# Essential basic geometrical discoveries still possible in our era?

Can we imagine that scientific can still discover some basic simple but essential geometric rules such as the Pythagorean theorem in a near of far future:

$a^2 + b^2 = c^2$

Or do we consider that the future of discovery in mathematic, geometry and physic only rely on heavy computational models ?

I mean, is it possible to imagine that a man with some books and a brain (no computer for simluation, or heavy equipement) can still discover essential stuffs that have never been discovered, such as Euclide, Thales or Pythogore did in the past ?

• Are there elementary results in Euclidean geometry, etc., that are still discovered today? Yes, recreational mathematical journals publish such things all the time. Are they "essential stuffs"? I am not sure what that means. Maybe ancient results became "essential" because they were around for a long time. By the way, Thales is a semi-mythical figure, Pythagoras likely did not discover anything mathematical, and Euclid likely systematized what was discovered before him. – Conifold Jan 24 '17 at 23:11
• There are plenty of recent elementary results in Euclidean geometry, and not only in recreational mathematics: here is one example: ihes.fr/~gromov/PDF/16[58].pdf (Gromov is perhaps the most famous living geometer. And this journal does not publish recreational math:-) – Alexandre Eremenko Jan 25 '17 at 7:13
• i.e. by definition it will be impossible for us to "imagine" such things - if we could, they would not be new. – mobileink Jan 25 '17 at 21:31
• "One of the great theorems of elementary plane geometry was essentially only discovered in the twentieth century; namely, the theorem of Morley that states that the trisectors of the angles of a triangle meet at the vertices of an equilateral triangle (the “Morley triangle”)" From a paper in Acta Arithmetica. – Conifold Jan 27 '17 at 23:27

This is exactly what is happening in modern mathematics: people with some books and brain discover essential things that have never been discovered, such as Euclid, Thales and Pythagoras did in the past. In Geometry as well as in other areas of mathematics. And most of these people use computers only to write e-mails and to check their bank accounts).

Type "Poincare conjecture", "Perelman" on Google and you find plenty of popular texts explaining one of the recent top achievements in geometry. If you want very recent (2016) type "Marina Vyazovska", "sphere packing". Average well-educated person can understand what has been done (not how was it done), from these popular explanations.

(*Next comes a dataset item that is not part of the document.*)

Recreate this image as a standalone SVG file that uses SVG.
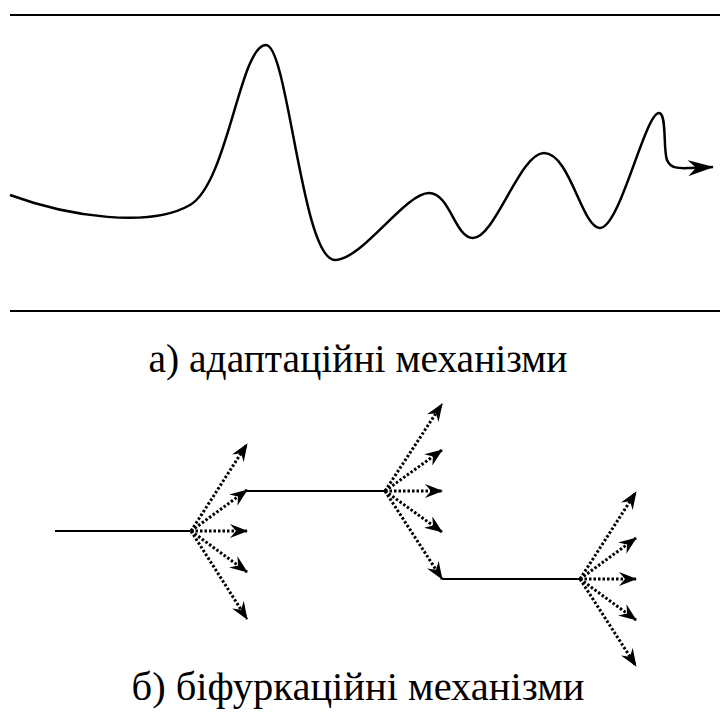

• What evidence do you have for those claims? – Rory Daulton Jan 25 '17 at 1:46
• @Rory Baulton: I am a professional mathematician myself. Dealing with this every day. I don't know what your background is (not much judging by your question) but you may try to read this site for general public of the Amer Math Soc: ams.org/samplings/feature-column/… – Alexandre Eremenko Jan 25 '17 at 7:08
• and as a more general principle of science: it's all, always, open-ended. meaning, we can never foreclose the possibility that somebody will eventually come along and "discover" things we never imagined. the obvious example here is non-euclidean geometry. – mobileink Jan 25 '17 at 21:29
• Thanks for these answers: Do you think all these recent discoveries can turns out to be as usefull as an old a²+b²=c², which is quite usefull in our everyday life like for instance: *Get a right angle with a simple rope that can help to build a house *. Does things as 'Non-euclidian geometry' can provide such daily use tools ? – matt Jan 27 '17 at 12:38
• @matt: One never knows when mathematical discoveries will find applications. People built houses even before Pythagoras. Some math invented by the Greeks found important applications only 1800 years later.No one knows whether we will exist for another 1000 years, so the question in meaningless. – Alexandre Eremenko Jan 27 '17 at 14:23

One incredible discovery of the 1800s was that when you speak of geometry, you need to specify "where your geometry is located" and specifically what constitutes points and lines. At the time this was applied to obtain Hyperbolic Geometry and Elliptic Geometry. Recently, the field of Finite Geometry has become the subject of much foundational research. Finite Geometries arise when you define the concept of points and lines in such a way as to give rise to only finitely many points and lines, and has fundamental connections to theoretical computer science, in particular my field of linear algebra and combinatorics. Here you can see a 140 page masters' thesis on the applications of finite geometry to coding theory. There are a number of open questions that are fundamentally important in finite geometry, particularly the classification of finite projective planes. Although finite projective planes are very important in finite geometry, for $n\geq12$ we don't know very much about the finite projective planes of order $n$, and don't even know how to prove that any exist for most $n$! See here for more on finite projective planes.